- [WHAT IS BEING ASKED]: Your task is to copy a single run of lines that starts at the line with "Emit a LaTeX" and stops at the line with "(0,0) rectangle (1175,1061);", keeping both ends. Copy nothing else.

- [DATA LISTING]:
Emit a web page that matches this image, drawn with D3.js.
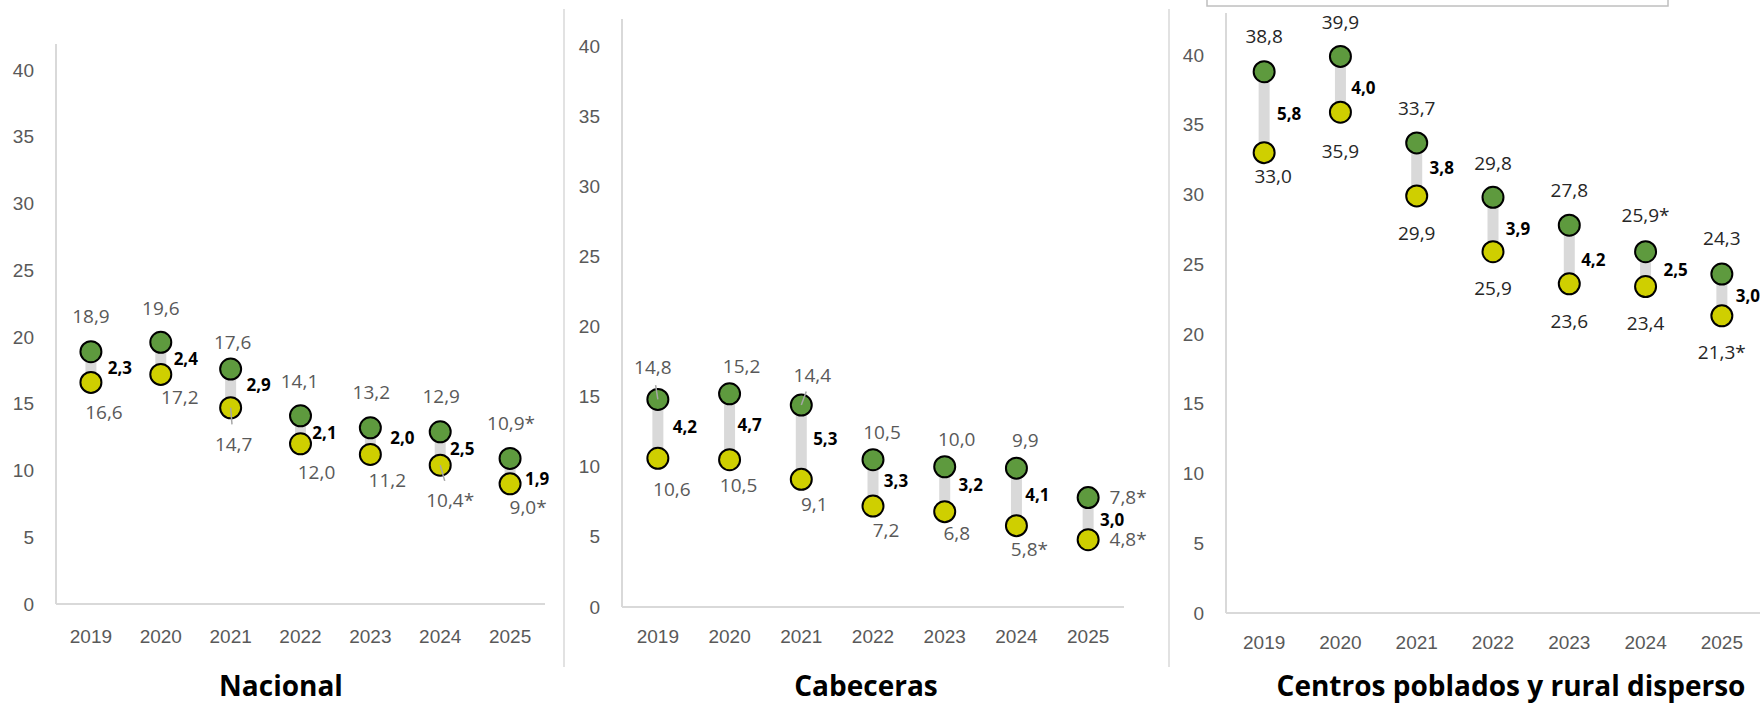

...

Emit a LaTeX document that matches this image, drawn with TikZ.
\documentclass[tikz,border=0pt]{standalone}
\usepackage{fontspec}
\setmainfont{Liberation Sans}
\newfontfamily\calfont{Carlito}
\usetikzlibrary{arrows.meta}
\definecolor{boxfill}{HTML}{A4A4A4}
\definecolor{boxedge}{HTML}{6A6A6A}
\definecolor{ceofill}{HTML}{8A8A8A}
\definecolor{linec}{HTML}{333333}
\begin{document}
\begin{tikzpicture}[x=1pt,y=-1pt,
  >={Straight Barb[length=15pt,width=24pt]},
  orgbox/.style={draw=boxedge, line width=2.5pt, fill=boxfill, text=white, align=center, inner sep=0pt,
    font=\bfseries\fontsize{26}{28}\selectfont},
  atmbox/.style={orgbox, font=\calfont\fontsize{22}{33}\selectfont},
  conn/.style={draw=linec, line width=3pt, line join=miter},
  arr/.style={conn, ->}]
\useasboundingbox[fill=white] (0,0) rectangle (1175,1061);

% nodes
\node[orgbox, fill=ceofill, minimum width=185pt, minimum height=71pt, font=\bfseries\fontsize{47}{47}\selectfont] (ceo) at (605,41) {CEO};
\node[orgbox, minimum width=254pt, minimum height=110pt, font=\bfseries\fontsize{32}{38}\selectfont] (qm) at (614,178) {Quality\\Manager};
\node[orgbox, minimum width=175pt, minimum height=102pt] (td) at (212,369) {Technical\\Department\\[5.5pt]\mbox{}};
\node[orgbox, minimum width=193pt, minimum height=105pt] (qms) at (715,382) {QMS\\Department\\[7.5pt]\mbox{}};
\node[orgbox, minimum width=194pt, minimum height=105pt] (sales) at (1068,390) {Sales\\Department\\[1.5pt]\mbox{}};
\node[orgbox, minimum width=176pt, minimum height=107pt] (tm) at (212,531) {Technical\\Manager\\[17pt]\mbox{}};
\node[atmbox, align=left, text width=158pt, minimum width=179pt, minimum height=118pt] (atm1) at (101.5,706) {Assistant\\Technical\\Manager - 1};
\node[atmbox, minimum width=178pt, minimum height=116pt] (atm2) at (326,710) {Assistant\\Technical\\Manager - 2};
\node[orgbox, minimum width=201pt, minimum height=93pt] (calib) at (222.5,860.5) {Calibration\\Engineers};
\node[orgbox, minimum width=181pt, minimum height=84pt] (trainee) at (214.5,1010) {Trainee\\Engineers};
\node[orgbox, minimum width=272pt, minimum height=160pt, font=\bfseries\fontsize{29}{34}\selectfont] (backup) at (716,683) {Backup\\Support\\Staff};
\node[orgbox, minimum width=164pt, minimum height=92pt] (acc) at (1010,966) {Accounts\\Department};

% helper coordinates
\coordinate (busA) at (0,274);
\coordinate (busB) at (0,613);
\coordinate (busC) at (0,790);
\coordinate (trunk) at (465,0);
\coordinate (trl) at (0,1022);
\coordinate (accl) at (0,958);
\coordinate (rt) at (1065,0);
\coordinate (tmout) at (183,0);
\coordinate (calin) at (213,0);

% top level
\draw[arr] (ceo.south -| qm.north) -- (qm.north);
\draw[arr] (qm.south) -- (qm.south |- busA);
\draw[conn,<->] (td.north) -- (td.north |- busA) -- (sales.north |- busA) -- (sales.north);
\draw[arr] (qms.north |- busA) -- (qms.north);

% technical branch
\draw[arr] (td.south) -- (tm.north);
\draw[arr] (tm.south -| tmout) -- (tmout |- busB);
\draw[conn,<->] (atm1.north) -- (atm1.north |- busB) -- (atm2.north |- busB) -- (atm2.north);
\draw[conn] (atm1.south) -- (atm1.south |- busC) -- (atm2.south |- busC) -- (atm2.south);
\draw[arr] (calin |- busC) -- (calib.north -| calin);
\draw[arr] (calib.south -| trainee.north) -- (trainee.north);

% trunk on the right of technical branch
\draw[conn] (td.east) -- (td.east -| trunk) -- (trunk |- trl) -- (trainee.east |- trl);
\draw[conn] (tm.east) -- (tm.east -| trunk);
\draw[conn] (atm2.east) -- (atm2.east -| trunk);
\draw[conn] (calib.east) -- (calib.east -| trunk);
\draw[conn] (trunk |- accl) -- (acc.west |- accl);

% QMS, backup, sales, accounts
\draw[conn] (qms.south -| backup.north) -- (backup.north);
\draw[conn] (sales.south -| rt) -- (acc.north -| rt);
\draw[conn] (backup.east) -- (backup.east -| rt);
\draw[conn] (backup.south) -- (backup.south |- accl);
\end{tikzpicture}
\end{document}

- [TASK RESPONSE]:
Emit a LaTeX document that matches this image, drawn with TikZ.
\documentclass[tikz,border=0pt]{standalone}
\usepackage{fontspec}
\setmainfont{Liberation Sans}
\newfontfamily\calfont{Carlito}
\usetikzlibrary{arrows.meta}
\definecolor{boxfill}{HTML}{A4A4A4}
\definecolor{boxedge}{HTML}{6A6A6A}
\definecolor{ceofill}{HTML}{8A8A8A}
\definecolor{linec}{HTML}{333333}
\begin{document}
\begin{tikzpicture}[x=1pt,y=-1pt,
  >={Straight Barb[length=15pt,width=24pt]},
  orgbox/.style={draw=boxedge, line width=2.5pt, fill=boxfill, text=white, align=center, inner sep=0pt,
    font=\bfseries\fontsize{26}{28}\selectfont},
  atmbox/.style={orgbox, font=\calfont\fontsize{22}{33}\selectfont},
  conn/.style={draw=linec, line width=3pt, line join=miter},
  arr/.style={conn, ->}]
\useasboundingbox[fill=white] (0,0) rectangle (1175,1061);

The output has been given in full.